An MSD designation is normally granted by TCEQ when a property has monitored it’s groundwater for some time, said David Rowlands, professional geoscientist for World Environmental. The Houston firm represents Williams with the EPA.
“It means after a period of monitoring, the groundwater is either getting cleaner or at least not getting any worse,” Rowlands said. “And nobody is using it anyway.”
Disputed origin
Williams voiced concern that contaminated groundwater so near the refinery might affect upcoming test results.
“The majority of the contaminants found (in the most recent tests at the refinery) were never used in the refining process and had to have migrated onto the site,” Williams said.
Can that be determined by the EPA tests that will be conducted next year?
“It depends on what is found,” Mayer said. “If this (hypothetical) plume is a different contaminant, definitely you could tell. But if it’s the same constituents (used by the refinery) you couldn’t tell necessarily. There is a class of contaminants — chlorinated solvents — which are very common nationwide. If it’s that type of plume, you would be able to tell if a contaminant came onto the property.”

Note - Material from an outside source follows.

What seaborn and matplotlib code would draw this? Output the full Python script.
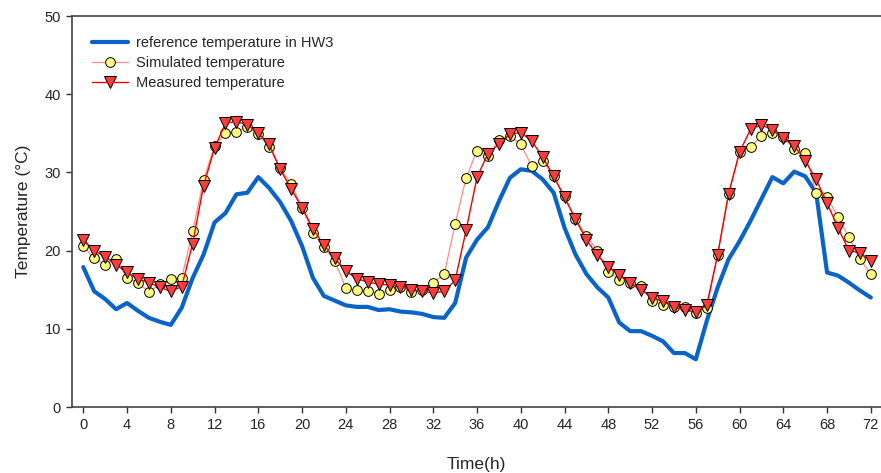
import numpy as np
import pandas as pd
import matplotlib
matplotlib.use("Agg")
import matplotlib.pyplot as plt
import seaborn as sns

# hourly time axis (0 - 72 h)
hours = list(range(0, 73))

# reference temperature in HW3 (blue curve), read at each hour
reference = [17.9, 14.8, 13.8, 12.5, 13.3, 12.3, 11.4, 10.9, 10.5, 12.7,
             16.5, 19.5, 23.6, 24.8, 27.2, 27.4, 29.4, 28.0, 26.2, 23.8,
             20.6, 16.5, 14.2, 13.6, 13.0, 12.8, 12.8, 12.4, 12.5, 12.2,
             12.1, 11.9, 11.5, 11.4, 13.3, 19.1, 21.4, 23.0, 26.3, 29.3,
             30.4, 30.2, 29.1, 27.4, 22.9, 19.5, 17.0, 15.3, 14.0, 10.8,
             9.7, 9.7, 9.1, 8.4, 6.9, 6.9, 6.1, 11.0, 15.3, 18.9,
             21.2, 23.8, 26.6, 29.4, 28.6, 30.1, 29.5, 27.4, 17.2, 16.8,
             15.9, 14.9, 14.0]

# simulated temperature (yellow circles)
simulated = [20.6, 19.0, 18.2, 18.9, 16.5, 15.9, 14.7, 15.7, 16.4, 16.5,
             22.5, 29.0, 33.4, 35.0, 35.2, 35.8, 34.9, 33.2, 30.5, 28.5,
             25.5, 22.3, 20.4, 18.7, 15.2, 14.9, 14.8, 14.5, 14.9, 15.3,
             14.7, 15.0, 15.9, 17.0, 23.4, 29.3, 32.8, 32.1, 34.2, 34.7,
             33.6, 30.8, 31.5, 29.5, 27.0, 24.0, 21.9, 20.0, 17.3, 16.3,
             15.8, 15.5, 13.5, 13.1, 12.8, 12.8, 12.0, 12.6, 19.5, 27.3,
             32.6, 33.2, 34.7, 35.0, 34.5, 33.0, 32.5, 27.4, 26.8, 24.3,
             21.7, 18.9, 17.0]

# measured temperature (red triangles)
measured = [21.3, 20.0, 19.2, 18.2, 17.2, 16.4, 15.9, 15.3, 14.8, 15.4,
            20.9, 28.3, 33.1, 36.3, 36.5, 36.1, 35.0, 33.6, 30.4, 27.9,
            25.5, 22.8, 20.7, 19.0, 17.4, 16.4, 16.0, 15.7, 15.6, 15.4,
            15.0, 14.8, 14.6, 14.8, 16.2, 22.6, 29.4, 32.4, 33.6, 34.9,
            35.1, 34.0, 32.0, 29.5, 26.8, 24.0, 21.4, 19.4, 17.9, 16.9,
            15.8, 15.0, 14.0, 13.5, 12.8, 12.4, 12.1, 13.0, 19.5, 27.3,
            32.6, 35.5, 36.1, 35.4, 34.4, 33.4, 31.5, 29.1, 26.1, 22.9,
            20.0, 19.7, 18.7]

df = pd.DataFrame({"hour": hours, "reference": reference,
                   "simulated": simulated, "measured": measured})

sns.set_style("ticks")
plt.rcParams["font.family"] = ["Liberation Sans", "DejaVu Sans"]

fig = plt.figure(figsize=(8.81, 4.73), dpi=100)
ax = fig.add_axes([72 / 881, 1 - 407 / 473, 809 / 881, 391 / 473])

# blue reference line
sns.lineplot(data=df, x="hour", y="reference", ax=ax, color="#0a64c8",
             linewidth=3, label="reference temperature in HW3")

# simulated: thin pink line with yellow circles
sns.lineplot(data=df, x="hour", y="simulated", ax=ax, color="#ff8a8a",
             linewidth=0.9, marker="o", markersize=7,
             markerfacecolor="#ffff80", markeredgecolor="black",
             markeredgewidth=0.7, label="Simulated temperature")

# measured: red line with red down triangles
sns.lineplot(data=df, x="hour", y="measured", ax=ax, color="#ee0000",
             linewidth=1.0, marker="v", markersize=8,
             markerfacecolor="#ff3c3c", markeredgecolor="black",
             markeredgewidth=0.7, label="Measured temperature")

ax.set_xlim(-1.03, 72.93)
ax.set_ylim(0, 50)
ax.set_xticks(list(range(0, 73, 4)))
ax.set_yticks([0, 10, 20, 30, 40, 50])
ax.tick_params(axis="both", direction="out", length=4, width=1,
               color="#333333", labelsize=10.5, pad=4)

for side in ["left", "bottom", "top"]:
    ax.spines[side].set_color("#444444")
    ax.spines[side].set_linewidth(1.2)
ax.spines["right"].set_visible(False)

ax.set_xlabel("Time(h)", fontsize=12.5, labelpad=18)
ax.set_ylabel("Temperature (°C)", fontsize=12.5, labelpad=10)

ax.legend(loc="upper left", frameon=False, fontsize=10.5,
          handlelength=2.5, borderaxespad=0.95, labelspacing=0.42,
          handletextpad=0.55)

plt.savefig("out.png", dpi=100)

Mayer said an off-site source of groundwater pollution – if it exists — would have to be up-gradient from the refinery.
EPA spokeswoman Jennah Durant said contamination from another source is not an issue the federal agency is investigating.
Kurt Ritch, a professional geologist with ESA Consulting, an independent environmental firm in Longview, said the fact that there’s an MSD on adjoining property doesn’t say anything specific about the quality of groundwater.
“If the EPA finds contamination, additional investigation would be required to determine the source and potential fate of the contamination,” Rich said.
The most recent samples from the groundwater monitoring wells at Longview Refinery taken last year showed “nothing unusual,” Rowlands said.
“Some benzene, minor amounts of lead, arsenic, barium, but nothing above the protective concentration limits,” he said. “Most could be naturally occurring because they are not associated with the refinery process.”
Mayer agreed with Rowlands’ assessment that, since the refinery has been idle for so long, there is a possibility much of the prior contamination may have weakened or already bio-degraded.
“That is possible. These refinery types of wastes are organic and can be broken down by the environment. Others won’t degrade. Arsenic and lead won’t but benzene, xylene — some of the things in gasoline — those are volatile refinery contaminates and those can bio-remediate,” Mayer said.
“The only good thing is that it (the refinery) has been shut down 21 years. And, another good thing — a lot of the contaminants from refineries are biodegradable,” he said.
Mayer said Williams is cooperating with the EPA.
“We will get the data, evaluate it and make recommendations. He will be able to see what we recommend. His consultants will look at the data and make their own recommendations. There may be various options.”